Michigan will receive $2 billion of the overall investment. Ford will use this money to expand F-150 Lightning EV production to 150,000 units per year. In addition, it will begin preparing to manufacture the next generations of the Ranger midsize pickup and the Mustang sports coupe. It will also beef up staffing at its packaging facility to speed up customer parts shipments.

Ohio will pick up $1.5 billion, which will be used to build an electric commercial vehicle that has yet to be named and is scheduled to enter production "mid-decade," according to Ford. Meanwhile, Missouri will use $95 million to add a third shift at its Kansas City assembly plant, which will boost production of its Transit commercial van and E-Transit electric commercial van.

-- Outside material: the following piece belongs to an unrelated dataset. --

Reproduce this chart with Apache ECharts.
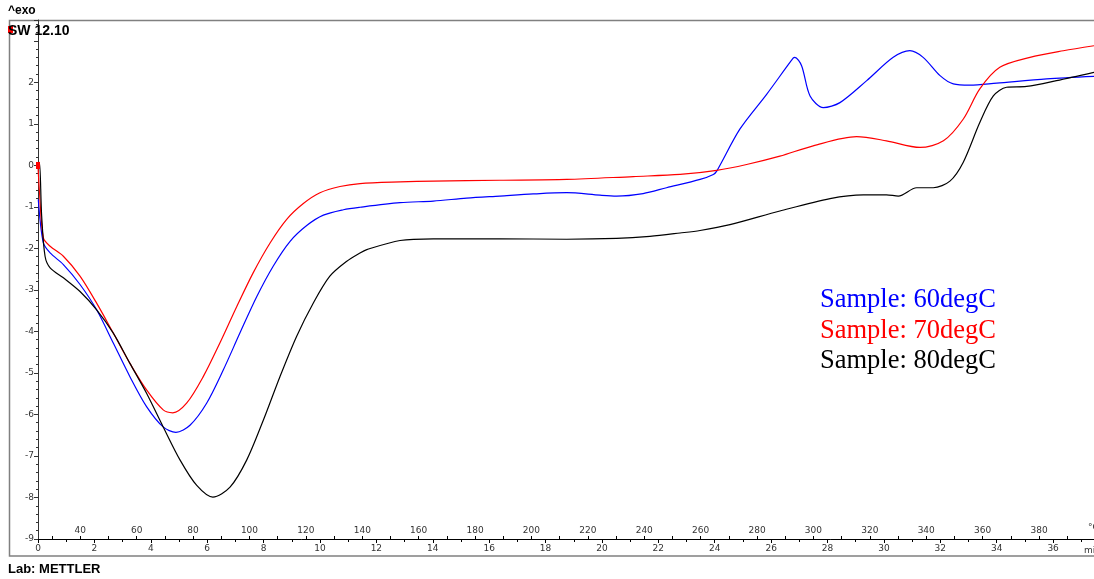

"Ford is America's Number 1 employer of hourly autoworkers, and this investment only deepens our commitment to building great new vehicles -- from an all-new Mustang to new EVs -- right here in the US in partnership with the UAW," said Bill Ford, executive chair of Ford, in a statement. "I am proud that we are investing in the Midwest and taking real action to provide better benefits and working conditions for our workers on the plant floor."

Overall, based on the math from a 2020 Boston Consulting Group study, Ford estimates that its latest investment will create 74,000 "indirect, non-Ford" jobs across the nation by the end of 2026. Behind every assembly-line worker is a massive support network that comprises suppliers, truck drivers, accountants and every other ancillary position required between raw materials and the finished product.